Data Sources & Methodology
Water quality data for West Hartford is derived from geographic and geological modelling of the surrounding region. No federal monitoring station data was available for this location.
Water Hardness
Modelled estimate based on state-level USGS geological survey data for this region. No direct USGS Water Quality Portal measurement was matched to this city — the value reflects a statistical range calibrated to the state's dominant rock types and typical source water characteristics.
pH
Estimated from regional geology and source water characteristics. pH is correlated with water hardness and local bedrock — values may differ from utility-reported figures.
TDS — Total Dissolved Solids
Estimated using a derived ratio from water hardness and regional conductance profiles. TDS in natural water correlates strongly with total mineral content including hardness ions.

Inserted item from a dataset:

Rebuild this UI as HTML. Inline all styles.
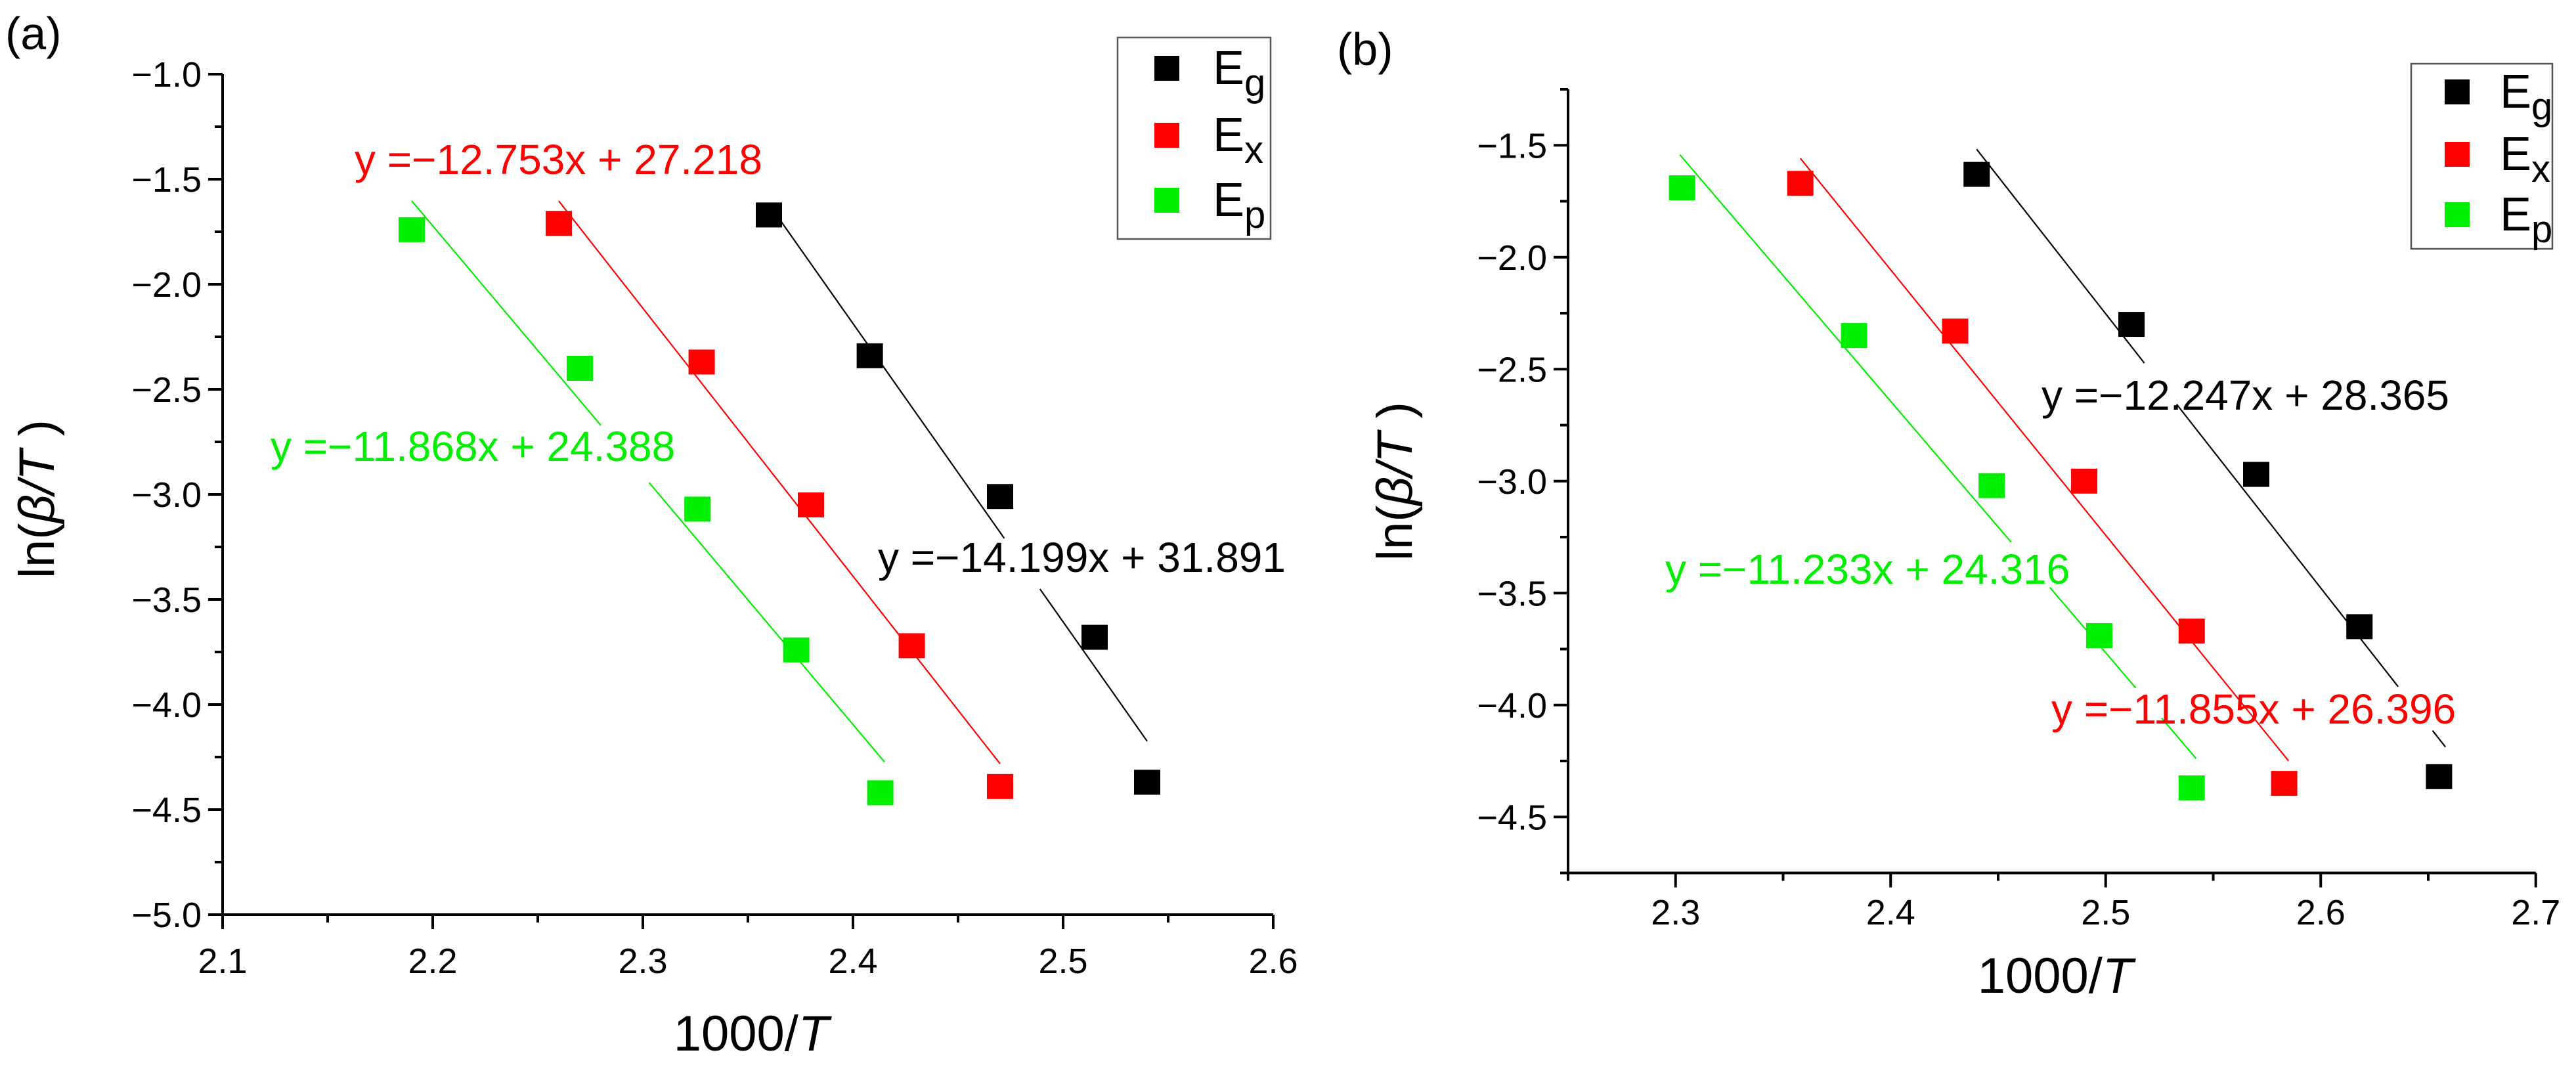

PFAS — Perfluoroalkyl and Polyfluoroalkyl Substances
EPA UCMR5 (5th Unregulated Contaminant Monitoring Rule, 2023–2025) — sum of PFAS compounds detected at the public water system serving this city. A value of 0 indicates the system was sampled with no detection above reporting limits.
Lead
Modelled estimate based on the EPA Lead and Copper Rule 90th-percentile tap-sample methodology. No publicly available per-city lead dataset with sufficient national coverage exists. Values are a conservative baseline derived from city population tier and infrastructure age — all estimates are maintained below the EPA action level of 0.015 mg/L.
Appliance Lifespan
Calculated from water hardness using a linear degradation model. Baseline lifespans represent soft-water performance (kettle: 8.5 yrs, washing machine: 12.0 yrs, water heater: 15.0 yrs). Hard water mineral scale progressively reduces operational life in direct proportion to hardness concentration.